Nu we het toch over auteursrechten hebben, dat is een vraag die ik me al vaak heb gesteld. Als er een miljoen illegale downloads zijn, waarbij de sector per download een halve euro verliest, wat is dan het echte economische verlies voor de sector? Als hij moord en brand schreeuwt ‘een half miljoen verlies’, hoe zeer bewijst de sector dan dat ook hij nog nooit gehoord heeft van ‘elasticiteit van de vraag’? Als een tiener 400 liedjes gratis downloadt, hoeveel zou hij er dan downloaden als hij moest betalen per liedje? Het is uiteraard dit getal dat de muziekindustrie moet hanteren. De morele schade is een half miljoen euro, graag toegegeven, maar de economische schade zal veel minder zijn.

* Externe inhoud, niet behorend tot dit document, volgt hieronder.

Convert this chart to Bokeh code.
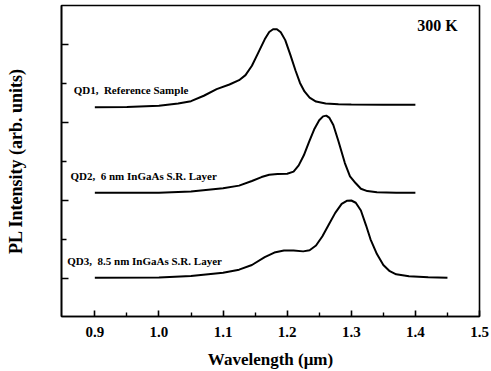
from bokeh.plotting import figure
from bokeh.models import FixedTicker, Range1d, Label, CustomJSTickFormatter
from bokeh.embed import file_html
from bokeh.resources import INLINE

# ---- data (curves are vertically stacked, arb. units) ----
qd1_x = [0.90, 0.95, 1.00, 1.03, 1.05, 1.07, 1.09, 1.11, 1.125, 1.135, 1.145, 1.155,
         1.165, 1.172, 1.178, 1.184, 1.19, 1.197, 1.205, 1.213, 1.22, 1.227, 1.235,
         1.245, 1.26, 1.28, 1.30, 1.35, 1.40]
qd1_y = [2.198, 2.200, 2.216, 2.245, 2.275, 2.345, 2.43, 2.49, 2.545, 2.61, 2.73, 2.90,
         3.07, 3.165, 3.20, 3.20, 3.16, 3.06, 2.87, 2.67, 2.51, 2.40, 2.32,
         2.27, 2.245, 2.235, 2.232, 2.23, 2.229]

qd2_x = [0.90, 1.00, 1.05, 1.10, 1.125, 1.145, 1.16, 1.172, 1.185, 1.20, 1.21, 1.218,
         1.226, 1.234, 1.242, 1.25, 1.256, 1.261, 1.266, 1.272, 1.28, 1.29, 1.298,
         1.307, 1.315, 1.325, 1.34, 1.37, 1.40]
qd2_y = [1.098, 1.100, 1.115, 1.155, 1.19, 1.25, 1.30, 1.33, 1.34, 1.342, 1.37, 1.45,
         1.58, 1.75, 1.91, 2.03, 2.08, 2.09, 2.06, 1.97, 1.76, 1.48, 1.31,
         1.22, 1.15, 1.12, 1.105, 1.10, 1.098]

qd3_x = [0.90, 1.00, 1.05, 1.10, 1.125, 1.145, 1.165, 1.18, 1.195, 1.21, 1.225, 1.235,
         1.245, 1.255, 1.265, 1.275, 1.285, 1.293, 1.30, 1.307, 1.315, 1.323, 1.33,
         1.34, 1.35, 1.36, 1.37, 1.39, 1.42, 1.45]
qd3_y = [0.005, 0.010, 0.030, 0.070, 0.11, 0.17, 0.27, 0.33, 0.355, 0.355, 0.345, 0.36,
         0.42, 0.54, 0.69, 0.84, 0.955, 0.995, 0.999, 0.97, 0.87, 0.68, 0.50,
         0.31, 0.17, 0.09, 0.05, 0.025, 0.012, 0.005]

x_ticks = [0.9, 1.0, 1.1, 1.2, 1.3, 1.4, 1.5]
x_tick_labels = ["0.9", "1.0", "1.1", "1.2", "1.3", "1.4", "1.5"]
x_minor = [0.95, 1.05, 1.15, 1.25, 1.35, 1.45]
y_ticks = [0, 1, 2, 3]
y_minor = [0.5, 1.5, 2.5]

labels = ["QD1,\u00a0\u00a0Reference Sample",
          "QD2,\u00a0\u00a06 nm InGaAs S.R. Layer",
          "QD3,\u00a0\u00a08.5 nm InGaAs S.R. Layer"]
temp_label = "300 K"

FONT = "Liberation Serif"

p = figure(width=491, height=371, output_backend="svg", toolbar_location=None,
           x_range=Range1d(0.848, 1.5), y_range=Range1d(-0.492, 3.505),
           min_border_left=61, min_border_right=12, min_border_top=5, min_border_bottom=55)
p.background_fill_color = "white"
p.border_fill_color = "white"
p.xgrid.visible = False
p.ygrid.visible = False
p.outline_line_color = "black"
p.outline_line_width = 1.6

for xs, ys in [(qd1_x, qd1_y), (qd2_x, qd2_y), (qd3_x, qd3_y)]:
    p.line(xs, ys, line_color="black", line_width=2.0)

# x axis
xa = p.xaxis[0]
xa.ticker = FixedTicker(ticks=x_ticks, minor_ticks=x_minor)
xa.major_label_overrides = dict(zip(x_ticks, x_tick_labels))
xa.major_tick_in = 6
xa.major_tick_out = 0
xa.minor_tick_in = 4
xa.minor_tick_out = 0
xa.axis_line_width = 1.6
xa.major_tick_line_width = 1.6
xa.minor_tick_line_width = 1.4
xa.major_label_standoff = 10
xa.major_label_text_font = FONT
xa.major_label_text_font_style = "bold"
xa.major_label_text_font_size = "15px"
xa.major_label_text_color = "black"
xa.axis_label = "Wavelength (\u03bcm)"
xa.axis_label_text_font = FONT
xa.axis_label_text_font_style = "bold"
xa.axis_label_text_font_size = "17px"
xa.axis_label_text_color = "black"
xa.axis_label_standoff = 10

# y axis
ya = p.yaxis[0]
ya.ticker = FixedTicker(ticks=y_ticks, minor_ticks=y_minor)
ya.formatter = CustomJSTickFormatter(code="return ''")
ya.major_tick_in = 7
ya.major_tick_out = 0
ya.minor_tick_in = 5
ya.minor_tick_out = 0
ya.axis_line_width = 1.6
ya.major_tick_line_width = 1.6
ya.minor_tick_line_width = 1.4
ya.major_label_standoff = 0
ya.major_label_text_font_size = "1px"
ya.axis_label = "PL Intensity (arb. units)"
ya.axis_label_text_font = FONT
ya.axis_label_text_font_style = "bold"
ya.axis_label_text_font_size = "18px"
ya.axis_label_text_color = "black"
ya.axis_label_standoff = 36

# curve labels
for txt, lx, ly in zip(labels, [0.867, 0.862, 0.857], [2.425, 1.311, 0.215]):
    p.add_layout(Label(x=lx, y=ly, text=txt, text_font=FONT, text_font_style="bold",
                       text_font_size="11px", text_baseline="middle", text_color="black"))

p.add_layout(Label(x=1.403, y=3.246, text=temp_label, text_font=FONT, text_font_style="bold",
                   text_font_size="16px", text_baseline="middle", text_color="black"))

open("out.html", "w").write(file_html(p, INLINE))
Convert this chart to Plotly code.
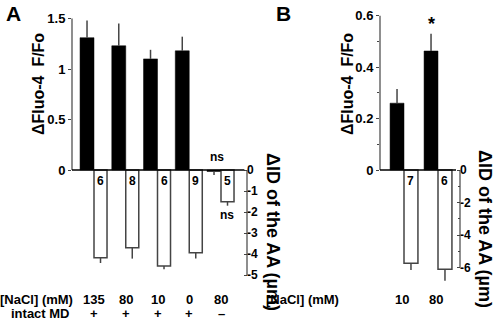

En toen de kunstenaars werden gebroodroofd, vond ik het opvallend stil bij de witte woede, de melkveehouders, en de staalarbeiders. Die mensen zijn nochtans ook heel vaak heel verontwaardigd. Zou het kunnen dat kunstenaars, melkveehouders en fabrieksarbeiders vooral verontwaardigd zijn over dingen die hun eigen belang schaden? Dat is dan een heel begrijpelijke, maar weinig bewonderenswaardige verontwaardiging.

Net daarom vind ik dat kunstenaars recht hebben op die 15 procent. Als een bevolkingsgroep onrechtvaardig wordt behandeld, grote tegenslag heeft, wie organiseert er dan een benefietoptreden? Wie schrijft er verontwaardigde pamfletten of boeken? Wie maakt er prachtige films over onrechtvaardigheid die anderen treft? Juist: de kunstenaars. Maar nu zij in het hart van hun voortbestaan werden getroffen, waar bleven de solidariteitsacties met tractoren, mestvorken of stethoscopen?

Ik vind dit echt een boeiend debat, niet het minst om de kwaliteit van de argumenten. Kunstenaars staan aan het begin van de keten. Dat moeten ze bij Delhaize, groentewinkels, restaurants en vooral frietkoten goed in de oren knopen. Zodra deze ook maar een pril begin van lage prijzen in de landbouw zouden vaststellen, moeten ze eendrachtig op straat komen met slogans als ‘als het begin van de keten te weinig betaald wordt, hebben we allen honger’.

MARC BUELENS

Als een bevolkingsgroep onrechtvaardig wordt behandeld, grote tegenslag heeft, wie organiseert er dan een benefietoptreden? Wie schrijft er verontwaardigde pamfletten of boeken?